● Given instruction: Quote every line as written. Omit pictures.

● Stored data:

::::::::

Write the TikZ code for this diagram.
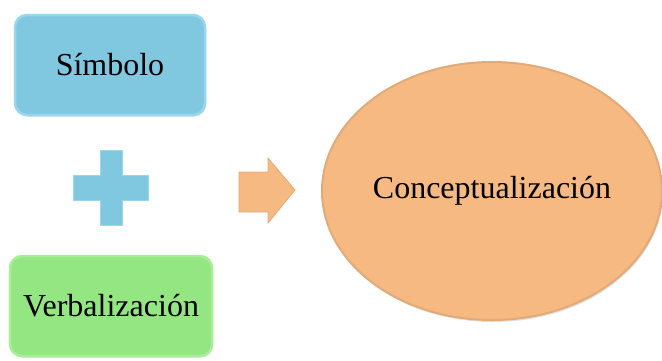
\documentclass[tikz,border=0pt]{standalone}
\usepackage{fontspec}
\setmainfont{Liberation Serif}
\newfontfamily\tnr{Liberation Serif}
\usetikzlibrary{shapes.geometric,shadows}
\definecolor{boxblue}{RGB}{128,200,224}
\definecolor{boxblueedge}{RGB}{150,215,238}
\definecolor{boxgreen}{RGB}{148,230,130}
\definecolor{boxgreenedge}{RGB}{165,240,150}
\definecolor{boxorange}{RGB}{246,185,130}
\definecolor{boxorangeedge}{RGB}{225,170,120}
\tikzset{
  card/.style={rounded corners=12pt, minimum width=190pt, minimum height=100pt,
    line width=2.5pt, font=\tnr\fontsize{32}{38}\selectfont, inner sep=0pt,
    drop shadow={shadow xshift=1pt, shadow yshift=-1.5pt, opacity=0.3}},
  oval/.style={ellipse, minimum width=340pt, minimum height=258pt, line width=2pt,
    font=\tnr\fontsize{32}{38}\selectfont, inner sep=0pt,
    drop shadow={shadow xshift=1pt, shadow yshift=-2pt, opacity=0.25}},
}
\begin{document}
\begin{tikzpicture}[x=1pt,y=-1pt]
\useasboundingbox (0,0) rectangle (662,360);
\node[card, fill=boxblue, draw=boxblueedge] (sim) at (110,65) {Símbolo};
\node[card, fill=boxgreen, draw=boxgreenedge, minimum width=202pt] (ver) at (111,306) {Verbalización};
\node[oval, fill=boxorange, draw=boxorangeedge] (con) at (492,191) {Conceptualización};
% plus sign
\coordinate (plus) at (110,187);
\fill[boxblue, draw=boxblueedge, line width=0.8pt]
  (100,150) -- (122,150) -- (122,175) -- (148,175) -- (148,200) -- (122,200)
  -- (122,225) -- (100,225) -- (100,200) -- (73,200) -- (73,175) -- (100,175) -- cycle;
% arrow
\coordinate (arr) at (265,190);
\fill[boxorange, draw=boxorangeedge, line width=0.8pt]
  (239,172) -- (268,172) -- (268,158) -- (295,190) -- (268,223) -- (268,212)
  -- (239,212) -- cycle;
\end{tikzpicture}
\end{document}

::::::::

● Right answer:
Write the TikZ code for this diagram.
\documentclass[tikz,border=0pt]{standalone}
\usepackage{fontspec}
\setmainfont{Liberation Serif}
\newfontfamily\tnr{Liberation Serif}
\usetikzlibrary{shapes.geometric,shadows}
\definecolor{boxblue}{RGB}{128,200,224}
\definecolor{boxblueedge}{RGB}{150,215,238}
\definecolor{boxgreen}{RGB}{148,230,130}
\definecolor{boxgreenedge}{RGB}{165,240,150}
\definecolor{boxorange}{RGB}{246,185,130}
\definecolor{boxorangeedge}{RGB}{225,170,120}
\tikzset{
  card/.style={rounded corners=12pt, minimum width=190pt, minimum height=100pt,
    line width=2.5pt, font=\tnr\fontsize{32}{38}\selectfont, inner sep=0pt,
    drop shadow={shadow xshift=1pt, shadow yshift=-1.5pt, opacity=0.3}},
  oval/.style={ellipse, minimum width=340pt, minimum height=258pt, line width=2pt,
    font=\tnr\fontsize{32}{38}\selectfont, inner sep=0pt,
    drop shadow={shadow xshift=1pt, shadow yshift=-2pt, opacity=0.25}},
}
\begin{document}
\begin{tikzpicture}[x=1pt,y=-1pt]
\useasboundingbox (0,0) rectangle (662,360);
\node[card, fill=boxblue, draw=boxblueedge] (sim) at (110,65) {Símbolo};
\node[card, fill=boxgreen, draw=boxgreenedge, minimum width=202pt] (ver) at (111,306) {Verbalización};
\node[oval, fill=boxorange, draw=boxorangeedge] (con) at (492,191) {Conceptualización};
% plus sign
\coordinate (plus) at (110,187);
\fill[boxblue, draw=boxblueedge, line width=0.8pt]
  (100,150) -- (122,150) -- (122,175) -- (148,175) -- (148,200) -- (122,200)
  -- (122,225) -- (100,225) -- (100,200) -- (73,200) -- (73,175) -- (100,175) -- cycle;
% arrow
\coordinate (arr) at (265,190);
\fill[boxorange, draw=boxorangeedge, line width=0.8pt]
  (239,172) -- (268,172) -- (268,158) -- (295,190) -- (268,223) -- (268,212)
  -- (239,212) -- cycle;
\end{tikzpicture}
\end{document}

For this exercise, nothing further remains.